说完,转身,一步一步地挪了进去,顾景行摸了摸脖子,心急如焚地等在外头。
宋冉将铁杆插在一旁的小孔里,然后艰难地解裤袋,艰难地一手扶墙,一手松松地护在腹部,然后缓缓地往下蹲。
真是遭罪啊。
外头传来顾景行不放心的声音:“小冉,蹲下了吗?没碰着伤口吧?”
后头的蹲坑传来笑声,一个大姐笑道:“这大兄弟,真逗。”
宋冉尴尬地笑了笑,喊了一声:“顾景行,别叫。”
顾景行在外头摸了摸后脑勺,手足无措。
好一会儿,宋冉才跟她后头那个坑的大姐一起一步一步地挪出了厕所,顾景行赶紧搀扶住他。

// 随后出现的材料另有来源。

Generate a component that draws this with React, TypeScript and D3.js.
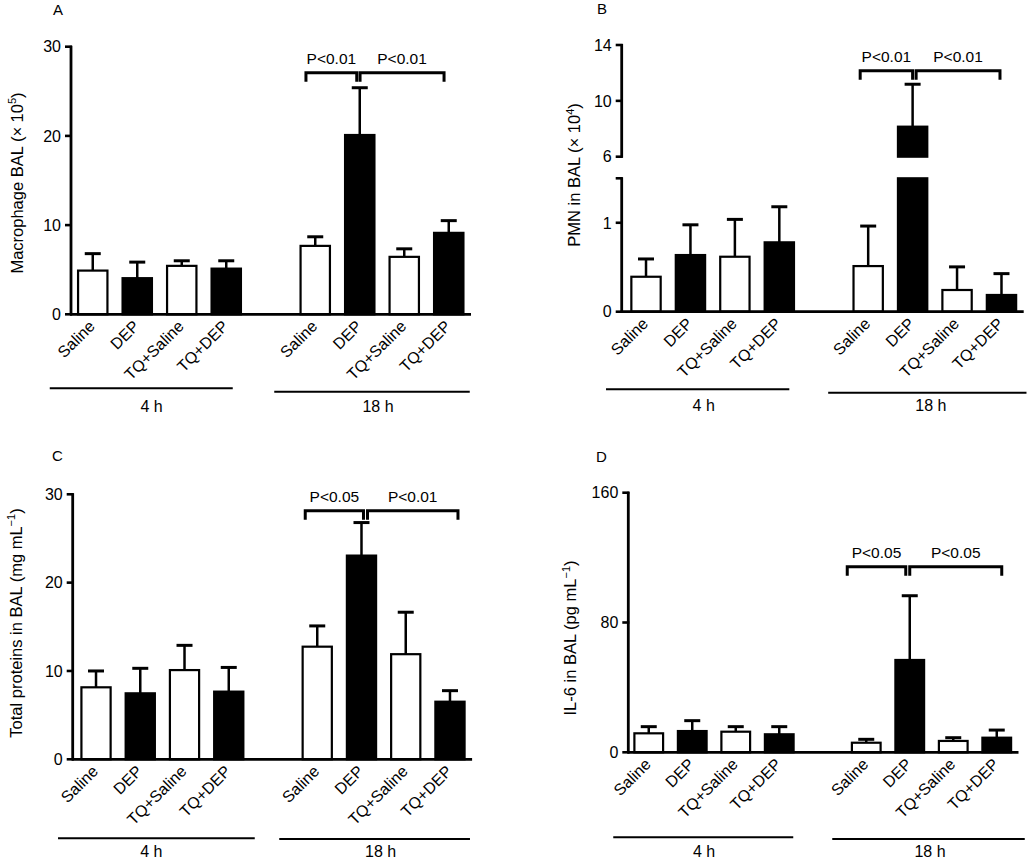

大姐打量了顾景行一眼,调侃道:“小伙子,你对象没事,不用这么担心。“
说完,自己举着盐水瓶,一步一步地挪走了。
宋冉哼了哼:“大惊小怪。”
顾景行轻轻地打横将她抱起来,步子稳重如山,嘴角笑意若有似无。
病房里,顾景行将她轻轻放到床上,又将盐水瓶挪到铁架上,然后替她盖好被子,继而坐在一旁。
宋冉意识到什么,问道:“景行,你到现在也没有喝水,你不渴吗?”
是啊,他们是六点钟进的医院,现在快十二点了,顾景行没吃没喝,他能受得了吗?
顾景行却笑道:“我不渴。”
宋冉心口顿时有些发堵,他是想陪着她一起渡过这不能吃不能喝的煎熬时间。
凌晨三点,窗外寒风呼啸,窗棱子被冷风拍到呼呼作响,宋冉埋在被窝里,一旁铁架上已经换了第五瓶盐水瓶,顾景行一丝不苟地守着盐水瓶,一旦见底了,他就出门去叫护士来换药。
这天,没有空调没有暖气,宋冉能感觉到他说话时齿根微微打颤。
再不怕冷冻了一夜也该冻够呛吧。
宋冉盯着他,小声道:“景行,冷不冷?”
顾景行满不在意道:“我不怕冷。”
宋冉正要说话,底下通了气,她顿时激动道:“景行,我可以吃饭喝水了。”
顾景行高兴道:“是吗?饿了吧?”
他很体贴地没有问小姑娘关于放屁不放屁这些难以启齿的话,宋冉觉得糙汉子心思还挺细腻。
她正要开口说话,肚子便发出咕噜噜的声音,顾景行便起了身:“这瓶水刚吊上,要好一会儿才会见底,我出去给你买吃的。”
宋冉一把抓住他:“现在是凌晨,外面哪里有卖吃的?”
顾景行抬眼看了眼窗外:“我去问问护士站的护士,你乖乖躺着,有事的话请隔壁床的家属大爷帮忙叫护士,知道吗?”
说完,他就出了病房,护士站值班的护士手里抱着暖水袋,腿上盖着毛毯,正在打盹儿。
顾景行轻咳一声,年轻小护士便一个激灵醒了:“怎么了?又要换药水了吗?”
“不是不是,想请问一下附近有没有这个点卖夜宵或者早餐的店。”
小护士紧了紧身上的毯子,哑着声音道:“有个粥铺,夜里不关门的,就是走过去有点儿远,少说要走二十分钟,在三元巷,出了医院右拐,到常熟路左拐,一直走,在同济大药房后头的一条巷子,粥铺门口挂一盏灯,挺显眼的,进了巷子你就看见了。”